My visit to the fish counter at Perekryostok took an unexpected turn. Just six weeks ago I had remarked on the high quality of their sea bass and dorade thanks to better freshness than I see in the same fish categories and coming from the same Mediterranean exporters to Belgium, all at half the price or less of Delhaize, the Lion or of the Moroccan fish seller who supplies local restaurants in our quartier. This time when I stepped up to the counter the sales lady greeted me with: “We have no imported fish!” I can only guess that she determined by my Italian sheepskin winter coat and Finnish sheepskin hat that I am a foreigner and one who will only eat fish coming from my part of the world. I assured her that I was not looking for imported fish, just for good fish. She lost her aggressiveness, confiding to me that they have not received imported fish for some weeks now, and pointing out to me the excellent sudak from Russian suppliers (sandre to the French, Zander to the Germans, sandacz to the Poles) river fish that they previously did not carry but now were featuring at a giveaway price of 6 euros per kilo. I followed her advice and the evening’s dinner was splendid. A fall-back position would have been flounder from Murmansk, also a safe bet and priced at four times below the price for the fish in Brussels.
I decided to test the story about no deliveries of imported fish by visiting my preferred fishmongers in the city market of Pushkin. There they were in the display case – both dorade and sea bass. The sales lady said they had no problem with supplies. In her words, “we get these from Turkey, and they are our friends; they are supporting Russia. What we don’t have is anything from Norway, who are not our friends.” In short, the vox populi behind a fish counter. This same vendor is offering fresh salmon caviar from Kamchatka sold from a big plastic tub at 100 euros per kilo. We used to buy black caviar at that price, but times do change, in Russia as everywhere else. We bought 150 grams and had the very best caviar sandwiches for dinner tonight in years. Obviously the logistics of supply from Kamchatka is well in hand.
When I say that the product assortment in Russian supermarkets is changing all the time now, I must place that in the context of similar goings-on in Brussels. With the sky-high electricity bills, heating bills and inflation in food prices, the general population in Belgium is undergoing a serious deterioration of purchasing power and the results translate directly into what we see or do not see on store shelves. The Russian stores are showing a proliferation of “promotional prices” on all sorts of foodstuffs and non-food products. In Belgium what I see is proliferation of economy, brand-X products at the expense of major brand products. I see that cheaper categories of wine fly from the shelves, economy packed toilet paper flies from the shelves, so that if you are not an early riser on a Saturday morning when you shop for the week you will miss many items on your list.

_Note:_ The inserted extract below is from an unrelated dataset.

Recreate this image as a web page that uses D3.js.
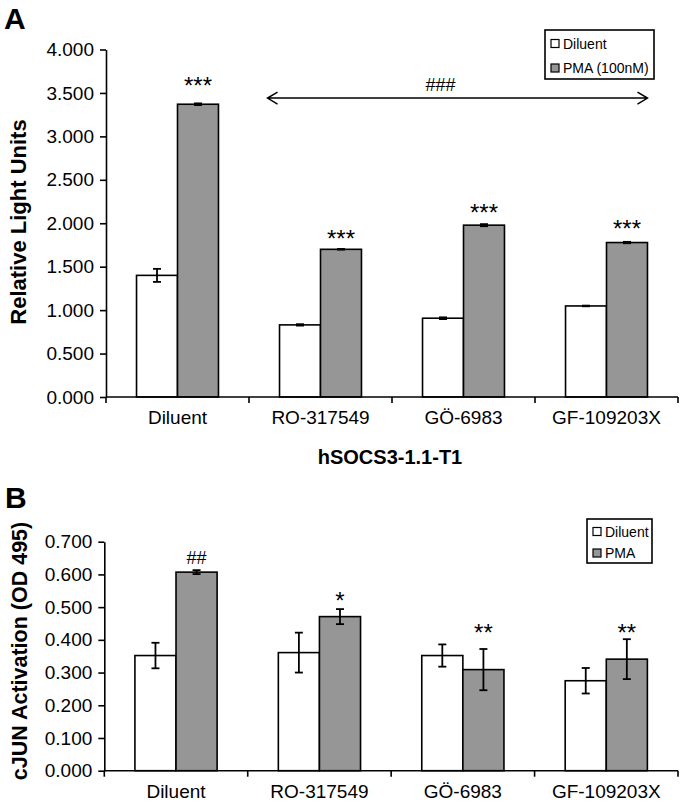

Moving on, I have a word to put in about banking and foreign currency. Most readers are surely aware that most major Russian banks have been cut from SWIFT and are unable to execute orders of Russian customers to make transfers or pay bills abroad. What you probably did not know is that some middle sized Russian banks that have no ties to the government continued to enjoy their SWIFT status. And as recently as 6 weeks ago one of these banks which is based in St Petersburg assured us that we would be able to make transfers abroad if we completed a real estate transaction here. Today, their website updated the situation, saying that the minimum sum of a transfer abroad that they will accept is for 50,000 euros or dollars. I visited their office to see if this was not a mistake, and learned that indeed that is their new policy and it is likely intended to discourage small retail customers like us from bothering them with an assignment they know will likely end in tears. Experience has shown them that there can be delays of a week or more on the sending side while the Russian government inspects the transaction and there can be delays lasting months on the receiving end in Europe, depending on the country in the EU, even total blockage of the transaction without refund.
Meanwhile, while one door closes another opens. From the very beginning of the Special Military Operation and cut-off of Russia from SWIFT, the exchange rates were bizarrely volatile until Russian banks established market driven cross currency rates that replaced the Central Bank rate for purposes of their dealings with retail customers. And then it quickly became clear that these rates were theoretical because bank branches across Russia did not have euro or dollar banknotes on hand to meet the demand of their customers. Now, as of today, I can confirm that the Russian banks around me in Petersburg are afloat in foreign currency. You can walk in to one bank and on the spot buy 20,000 euros against cash rubles. You can walk into another bank, Sberbank, and order those same 20,000 euros for delivery on the next day. How one can explain the sudden flood of cash euros in Russian banks when there is virtually no tourist traffic is beyond my understanding.
I close with a remark about who exactly is coming across the border from Finland to Russia on the four daily buses operated by the competing firms Ecolines and Lux. Yesterday morning, at the Vantaa Helsinki Airport bus depot, we witnessed the departure of the Ecolines bus at 8.15am They had about 6 passengers aboard. Our own Lux bus, departing at 8.45 had about 40 of the 50 seats aboard filled. In our case, it quickly became clear at the passport control checks that apart from a couple of Finns with their young child and myself, all the other passengers were dual national Russians who held European Union passports. As for the Ecolines passengers, they were Ukrainians, and for that reason alone we caught up with their bus at the Russian border, since they were undergoing close questioning.